La taqîya est une stratégie de dissimulation qui permet à un musulman de cacher sa foi.

Mais la taqîya, si elle est « licite », répond néanmoins à des règles pour le rester. Entre autres à une certaine proportionnalité : il est permis par exemple de cacher son engagement ou même sa religion si c’est nécessaire pour protéger le projet en cours. Mais ici, il suffisait à l’auteur de se taire, de ne pas fréquenter une mosquée, éventuellement même de se faire passer pour un chrétien d’Orient ou d’être un athée et il se serait fondu dans la masse.

Est-on en présence d’une stratégie de dissimulation ?
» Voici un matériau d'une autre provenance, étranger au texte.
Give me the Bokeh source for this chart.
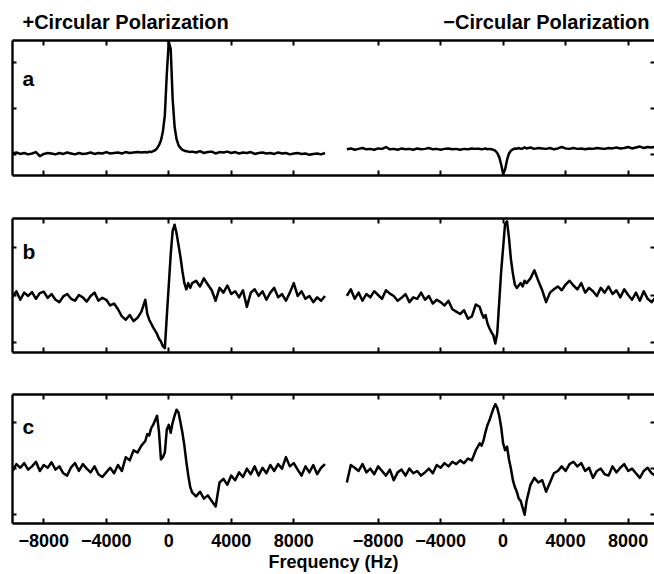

Son action (autodéclarée à ce stade) en faveur des femmes, son soutien ouvert à Israël, ses interviews contre les islamistes et les migrants et surtout contre l’islam lui-même étaient inutiles et semblent excessive. Surtout sur une durée de 18 ans…

On ne peut pour autant, en ce moment où l’enquête débute, exclure la possibilité d’une longue dissimulation.

Les autorités auront à s’expliquer sur les failles du dispositif de sécurité.

Nous avons donc deux hypothèses. D’abord, il s’agirait bien d’un islamiste ayant pratiqué la ruse pour parvenir à ses fins. C’est tout à fait possible, mais cela demande évidemment à être prouvé de manière indiscutable. Deuxième hypothèse, Taleb al-Abdulmohsen est bien ce qu’il dit être : un ancien musulman en rupture d’islam. Mais alors pourquoi avoir ciblé un marché de Noël ? Pour faire accuser les islamistes ? pour « punir » l’Allemagne pour ce qu’il estime être une trahison ? Possible, à nouveau, mais, une fois de plus, il faudra le prouver. Enfin, il est évidemment possible qu’il y ait dans cette affaire une dimension psychiatrique. Les expertises le diront.

Reste deux certitudes. Premièrement, les autorités auront à s’expliquer sur les failles du dispositif de sécurité. Ensuite, alors que les récentes élections régionales ont montré une forte poussée de l’AFD, les élections fédérales du 23 février 2025 seront, sans nul doute, influencées par le drame de Magdebourg.